Wenn es tatsächlich zu sexuellen Übergriffen kommt, sind die Opfer im ersten Moment oft perplex. Danach fragt man sich: Was wäre eigentlich eine angemessene Reaktion darauf gewesen, dass mir der Typ gerade unter den Rock gegriffen hat? Ein Patent gibt es für solche Situationen nicht - besonders, weil der Überraschungseffekt groß ist. Claudia Künzel, Pressesprecherin der Münchner Polizei, sagt: "Wenn man angegriffen oder angegrapscht wird, ist es gut, auf sich aufmerksam zu machen - am besten laut schreien. Wir raten dazu, nicht selbst tätig zu werden und den Täter festzuhalten, sondern jemand anderen um Hilfe zu bitten."

Zum Täter muss klare Distanz geschaffen werden, indem man beim "Sie" bleibt. "Lassen Sie mich in Ruhe!", empfiehlt Künzel. So wird Umstehenden klar, dass man nicht zusammengehört. In allen Festzelten gibt es Security-Personal, an das sich die Besucher wenden können. Das verständigt im Ernstfall die Polizei per Funk. Außerdem sind Polizisten auf dem Wiesngelände unterwegs, an die sich Betroffene direkt wenden können - sofern sie gerade in der Nähe sind. Sonst: lieber jemanden um Hilfe bitten.

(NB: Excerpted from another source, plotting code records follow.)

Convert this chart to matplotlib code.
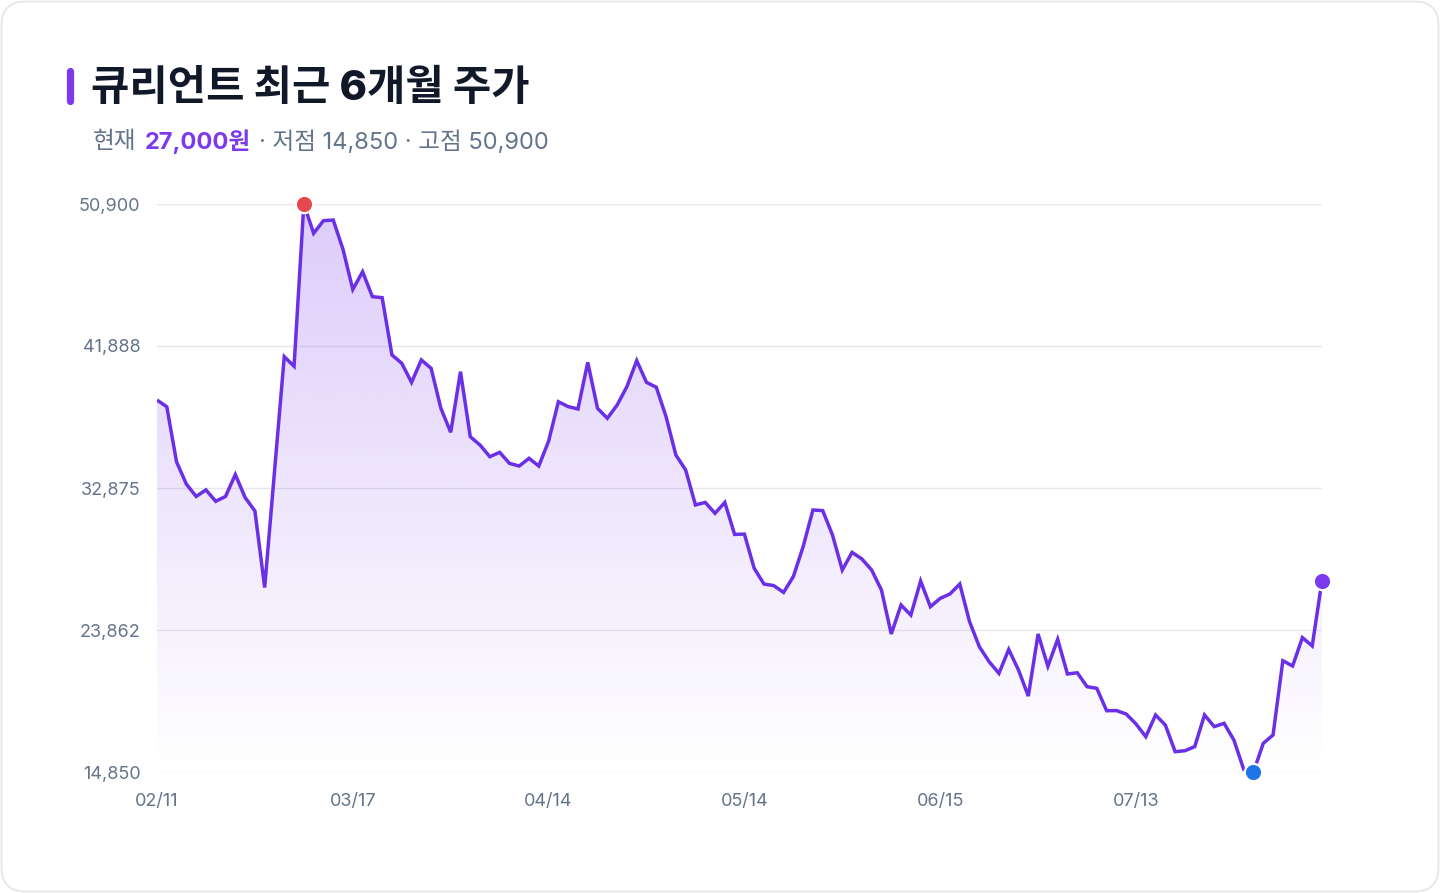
import matplotlib
matplotlib.use("Agg")
import matplotlib.pyplot as plt
import numpy as np
from matplotlib.patches import FancyBboxPatch, Polygon
from matplotlib.lines import Line2D

# ---------------- data ----------------
prices = [
    38460, 38030, 34530, 33120, 32340, 32755, 32030, 32340, 33730, 32270,
    31420, 26560, 33910, 41210, 40600, 50900, 49040, 49840, 49885, 48020,
    45480, 46600, 45020, 44955, 41320, 40790, 39580, 41000, 40470, 37930,
    36410, 40260, 36130, 35600, 34860, 35140, 34440, 34270, 34760, 34270,
    35850, 38350, 38040, 37890, 40850, 37930, 37300, 38140, 39310, 40960,
    39580, 39270, 37400, 34970, 34020, 31800, 31960, 31270, 31960, 29930,
    29950, 27780, 26780, 26680, 26250, 27250, 29150, 31480, 31440, 29890,
    27670, 28790, 28370, 27670, 26400, 23610, 25450, 24810, 26970, 25340,
    25870, 26150, 26780, 24390, 22800, 21850, 21110, 22630, 21320, 19670,
    23610, 21560, 23270, 21070, 21150, 20265, 20160, 18740, 18750, 18530,
    17900, 17090, 18470, 17830, 16140, 16200, 16460, 18470, 17730, 17940,
    16880, 15020, 14850, 16670, 17200, 21910, 21580, 23380, 22850, 27000,
]
xtick_idx = [0, 20, 40, 60, 80, 100]
xtick_labels = ["02/11", "03/17", "04/14", "05/14", "06/15", "07/13"]
ytick_vals = [14850, 23862, 32875, 41888, 50900]
ytick_labels = ["14,850", "23,862", "32,875", "41,888", "50,900"]
title = "큐리언트 최근 6개월 주가"
sub_a = "현재"
sub_b = "27,000원"
sub_c = "· 저점 14,850 · 고점 50,900"

# ---------------- style ----------------
FAM = ["Inter", "Noto Sans CJK KR", "DejaVu Sans"]
plt.rcParams["font.family"] = FAM
W, H = 1440, 893
LINE = "#6a2fe6"
PURPLE = "#7c3aed"
GRAY = "#64748b"
DARK = "#111827"
GRID = "#e5e7eb"

fig = plt.figure(figsize=(W / 100, H / 100), dpi=100)
fig.patch.set_facecolor("white")

# background axes in pixel coordinates
bg = fig.add_axes([0, 0, 1, 1], zorder=0)
bg.set_xlim(0, W)
bg.set_ylim(H, 0)
bg.axis("off")
card = FancyBboxPatch((1.5, 1.5), W - 3, H - 3,
                      boxstyle="round,pad=0,rounding_size=24",
                      facecolor="white", edgecolor="#e4e4e7", linewidth=1.2)
bg.add_patch(card)
bg.add_line(Line2D([69.5, 69.5], [71, 101], color=PURPLE, linewidth=5.2,
                   solid_capstyle="round"))
bg.text(91, 88, title, fontsize=30, fontweight="heavy", color=DARK,
        va="center", ha="left", family=FAM)

fig.canvas.draw()
renderer = fig.canvas.get_renderer()
inv = bg.transData.inverted()

def place(x, s, **kw):
    t = bg.text(x, 142, s, va="center", ha="left", family=FAM, **kw)
    bb = t.get_window_extent(renderer=renderer)
    x1 = inv.transform((bb.x1, bb.y0))[0]
    return x1

x = 93
x = place(x, sub_a, fontsize=17, color=GRAY)
x = place(x + 8, sub_b, fontsize=17, color=PURPLE, fontweight="bold")
x = place(x + 8, sub_c, fontsize=17, color=GRAY)

# ---------------- main chart ----------------
L, R = 157, 1322
T, B = 204, 772
ax = fig.add_axes([L / W, (H - B) / H, (R - L) / W, (B - T) / H], zorder=1)
ax.patch.set_alpha(0)
xs = np.arange(len(prices))
ax.set_xlim(0, len(prices) - 1)
ax.set_ylim(ytick_vals[0], ytick_vals[-1])

for v in ytick_vals:
    ax.axhline(v, color=GRID, linewidth=1.0, zorder=0)

# gradient fill under the line
grad = np.zeros((256, 1, 4))
rgb = np.array([124, 58, 237]) / 255.0
grad[:, 0, :3] = rgb
grad[:, 0, 3] = np.linspace(0.26, 0.0, 256)
im = ax.imshow(grad, extent=[0, len(prices) - 1, ytick_vals[0], ytick_vals[-1]],
               aspect="auto", origin="upper", zorder=1, interpolation="bilinear")
verts = [(0, ytick_vals[0])] + list(zip(xs, prices)) + [(len(prices) - 1, ytick_vals[0])]
poly = Polygon(verts, closed=True, facecolor="none", edgecolor="none",
               transform=ax.transData)
ax.add_patch(poly)
im.set_clip_path(poly)

ax.plot(xs, prices, color=LINE, linewidth=2.5, zorder=3,
        solid_joinstyle="miter", solid_capstyle="butt")

imax = int(np.argmax(prices))
imin = int(np.argmin(prices))
ilast = len(prices) - 1
for i, c in [(imax, "#e5484d"), (imin, "#1f74e8"), (ilast, PURPLE)]:
    ax.plot([xs[i]], [prices[i]], "o", ms=12.5, mfc=c, mec="white", mew=1.6,
            zorder=5, clip_on=False)

ax.set_xticks(xtick_idx, xtick_labels)
ax.set_yticks(ytick_vals, ytick_labels)
ax.tick_params(axis="both", length=0, colors=GRAY, labelsize=13)
ax.tick_params(axis="y", pad=12)
ax.tick_params(axis="x", pad=15)
for s in ax.spines.values():
    s.set_visible(False)

fig.savefig("out.png", dpi=100, facecolor="white")
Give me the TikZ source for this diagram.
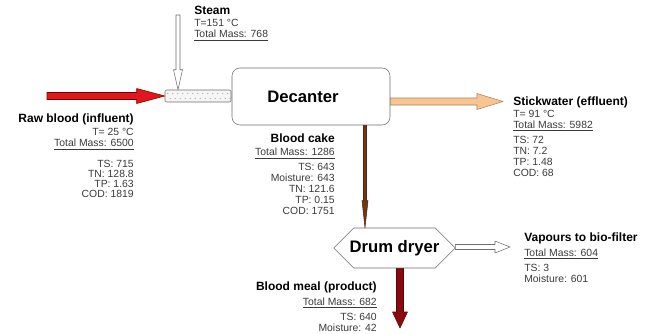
\documentclass[tikz,border=0pt]{standalone}
\usepackage{fontspec}
\setmainfont{Liberation Sans}
\usetikzlibrary{calc,positioning,shapes.misc}
\definecolor{txtgray}{HTML}{3A3A3A}
\definecolor{linegray}{HTML}{6E6E6E}
\definecolor{rawred}{HTML}{E2161B}
\definecolor{sticktan}{HTML}{F8C592}
\definecolor{cakebrown}{HTML}{6E3718}
\definecolor{mealred}{HTML}{8A0B0E}
% filled block arrow between two named points: style, from, to, half shaft, half head, head length (px)
\newcommand{\fatarrow}[6]{%
  \draw[#1] let \p1=($(#3)-(#2)$), \n1={veclen(\x1,\y1)}, \n2={atan2(\y1,\x1)} in
    [shift={(#2)},rotate=\n2] (0pt,{-0.75pt*#4}) -- ({\n1*1pt-0.75pt*#6},{-0.75pt*#4})
    -- ({\n1*1pt-0.75pt*#6},{-0.75pt*#5}) -- ({\n1*1pt},0pt)
    -- ({\n1*1pt-0.75pt*#6},{0.75pt*#5}) -- ({\n1*1pt-0.75pt*#6},{0.75pt*#4}) -- (0pt,{0.75pt*#4}) -- cycle;}
\newcommand{\hd}[1]{{\fontsize{9}{11}\selectfont\bfseries\color{black}#1}}

\begin{document}
\begin{tikzpicture}[x=0.75pt,y=-0.75pt,line join=round,
  info/.style={font=\fontsize{7.8}{8.2}\selectfont,text=txtgray,inner sep=0pt},
  unit/.style={draw=linegray,fill=white,font=\fontsize{12.5}{14}\selectfont\bfseries,inner sep=0pt}]
\useasboundingbox (0,0) rectangle (646,333);
% units
\node[unit,rounded corners=6pt,minimum width=118.5pt,minimum height=42.75pt] (dec) at (311,96.5) {\hspace*{-12pt}Decanter};
\node[draw=linegray,fill=gray!8,minimum width=49.5pt,minimum height=9pt,inner sep=0pt,rounded corners=1pt] (pipe) at (198,96) {};
\foreach \i in {0,...,12} {
  \fill[gray!70] ($(pipe.west)+(3+5*\i,-2.5)$) circle (0.45pt);
  \fill[gray!70] ($(pipe.west)+(5.5+5*\i,2.5)$) circle (0.45pt);
}
\node[unit,chamfered rectangle,chamfered rectangle xsep=8.25pt,chamfered rectangle ysep=9pt,minimum width=90.75pt,minimum height=30pt] (dryer) at (394.5,248) {Drum dryer};
% streams
\coordinate (rawin) at (47,96);
\fatarrow{draw=red!45!black,fill=rawred}{rawin}{pipe.west}{3.5}{7.5}{28}
\coordinate (steamin) at (178,15);
\coordinate (steamend) at (steamin |- pipe.north);
\fatarrow{draw=linegray,fill=white}{steamin}{steamend}{2}{4.5}{20}
\coordinate (stickout) at (503,101.5);
\coordinate (stickstart) at (dec.east |- stickout);
\fatarrow{draw=brown!60!gray,fill=sticktan}{stickstart}{stickout}{3.5}{8}{26}
\coordinate (cakestart) at ([xshift=40.5pt]dec.south);
\coordinate (cakeend) at (cakestart |- dryer.north);
\fatarrow{draw=cakebrown!70!black,fill=cakebrown}{cakestart}{cakeend}{1.5}{3}{27}
\coordinate (vapout) at (510,247);
\coordinate (vapstart) at (dryer.east |- vapout);
\fatarrow{draw=linegray,fill=white}{vapstart}{vapout}{2.5}{6}{15}
\coordinate (mealout) at (400,328);
\coordinate (mealstart) at (mealout |- dryer.south);
\fatarrow{draw=mealred!60!black,fill=mealred}{mealstart}{mealout}{3.5}{7.5}{16}
% stream data
\node[info,align=left,anchor=north west] (steamtxt) at (194,6) {\hd{Steam}\\[1pt] T=151 °C\\ \underline{Total Mass: 768}};
\node[info,align=right,anchor=north east] (rawtxt) at (134,114) {\hd{Raw blood (influent)}\\[1.5pt] T= 25 °C\\ \underline{Total Mass: 6500}\\[7pt] TS: 715\\[-0.5pt] TN: 128.8\\[-0.5pt] TP: 1.63\\[-0.5pt] COD: 1819};
\node[info,align=right,anchor=north east] (caketxt) at (335,134) {\hd{Blood cake}\\[1.5pt] \underline{Total Mass: 1286}\\[3pt] TS: 643\\ Moisture: 643\\ TN: 121.6\\ TP: 0.15\\ COD: 1751};
\node[info,align=left,anchor=north west] (sticktxt) at (513,96.5) {\hd{Stickwater (effluent)}\\[1pt] T= 91 °C\\ \underline{Total Mass: 5982}\\[3pt] TS: 72\\ TN: 7.2\\ TP: 1.48\\ COD: 68};
\node[info,align=left,anchor=north west] (vaptxt) at (524,233) {\hd{Vapours to bio-filter}\\[2.5pt] \underline{Total Mass: 604}\\[3pt] TS: 3\\ Moisture: 601};
\node[info,align=right,anchor=north east] (mealtxt) at (377,282) {\hd{Blood meal (product)}\\[2.5pt] \underline{Total Mass: 682}\\[3pt] TS: 640\\ Moisture: 42};
\end{tikzpicture}
\end{document}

Magdalena Schierl von der "Sicheren Wiesn" appelliert auch an die Zivilcourage aller Wiesngänger: "Wenn Sie jemanden sehen, der orientierungslos wirkt: Immer gerne unterhaken und zu uns - zum Security Point - bringen." Und trotzdem, das ist Schierl wichtig, soll niemand Angst davor haben, auf die Wiesn zu gehen. "Wir wollen, dass alle Spaß haben, es sich gut gehen lassen und feiern. Am liebsten, wenn sie unsere Tipps beachten, aber auch, wenn sie das nicht tun."